User experience is more than user opinion

As a reflection of how important customer experience is to businesses, it is now common practice to use opinion measurement tools such as Net Promoter Scores (NPS) and Customer Satisfaction Scores (CSAT) to track it.

Both these measures produce simple scores that are easy to understand and track, which makes them very valuable. However, there’s more to customer experience than just asking for people’s opinion of it. The reason for this is based in fundamental aspects of human make-up, such as:

What we do and say may differ.

It’s possible to hold conflicting ideas simultaneously, which can result in self-justification and rationalization rather than a straightforward account of a decision. For example, we may create a post-purchase justification for a treat we can’t really afford. This is called “cognitive dissonance”, a phenomenon that has often been studied by psychologists. This means that what customers report after an event may be the result of post-event rationalization rather than what they felt at the time. It’s relevant to their experience, but may not give you the insights that you need to improve it.

Our memory doesn’t act like a digital recorder.

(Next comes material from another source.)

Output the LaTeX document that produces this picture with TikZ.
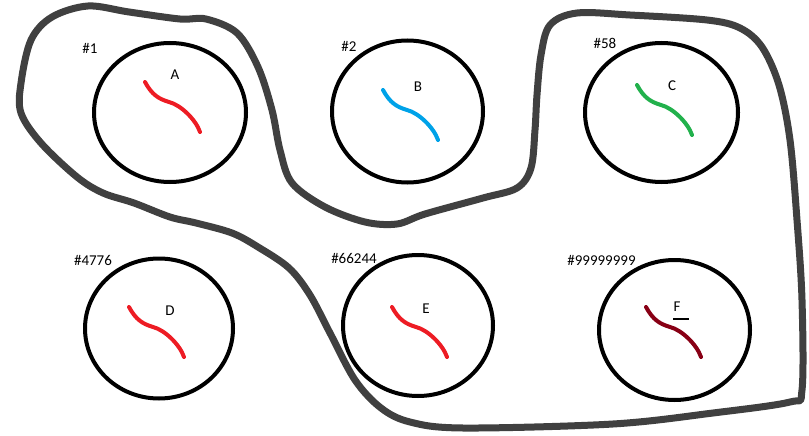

Our minds don’t absorb and store everything we experience for instant recall. There’s simply too much information to capture it all, so we perceive the visual world for example through rapid scanning of the eye, called saccades, and our minds fill in the gaps. This is why visual illusions work. This means that when we recall any experience, we’re recalling our mind’s construct of it, which may not be accurate and can change in small ways each time we recall it. The memory of an experience will capture the important bits, but not the detail, which may be important.

NPS illustration

We are naturally susceptible to bias.

As memory is a construct, we can be influenced in how we recall an experience by how we’re asked about it. For example, in one study accident witnesses were asked how fast those involved were going. Those asked how fast they were going when they hit each other said about 34mph, but those asked how fast they were going when they smashed into each other said 41 mph. Their memories also made up new information, as 32% of those hearing the more emotive question reported seeing broken glass, whereas only 14% of the others did. The language we use and our approach to questions can make a real difference to the response we get, so it’s easy to introduce unintended bias into questionnaires.

We may be biased and not even realize it.

Biases naturally affect our decisions and behavior and can affect how we rate a particular experience. A classic of this type is known as the Above Average Effect, which involves a person rating themselves as above average. You can get the idea if you try to think of how many people you know would rate themselves as having a below average driving ability or sense of humor. This can be compounded by the Bias Blind Spot, which is a phenomenon whereby individuals fail to see the biases in their own judgment.

Example journey map

Our memory of an event is affected by when we are asked about it.

The immediate experience isn’t the same as memory of use. The father of behavioral economics, Daniel Kahneman, identified that an immediate experience of an event lasts in the psychological present only a few seconds, after which it becomes a memory. This means that the way customers will consider an event will vary substantially between these time points.

We don’t always understand what we’re experiencing.

Its not unusual for questionnaires to ask respondents to consider pain points and analyze their experience in some way. However it’s difficult for a questionnaire respondent to provide an accurate assessment of a process (especially issues with it) if they don’t understand it. They may overlook the significance of particular elements, or not report subtle lower-level problems that build cumulatively.

As humans we’re complex and our psychological make-up is critical in how we experience the world. NPS and CSAT are now essential business tools, but if you want to make shifts in the customer experience it’s important to go beyond these metrics. This needs to involve direct observation of behavior, using techniques such as ethnography or lab-based user testing.

The combination of techniques is powerful.

Survey tools can persuasively highlight areas of interest, as they provide something quantifiable that organizations can understand. Techniques involving direct observation can then identify insights into the drivers for behavior, the context and the detail of interaction that needs to be changed. Survey tools can then be useful again as a mechanism for validating any interaction changes that have been made.

Organizations need to do both, to track and make effective insight driven changes to experiences to see long-term improvements.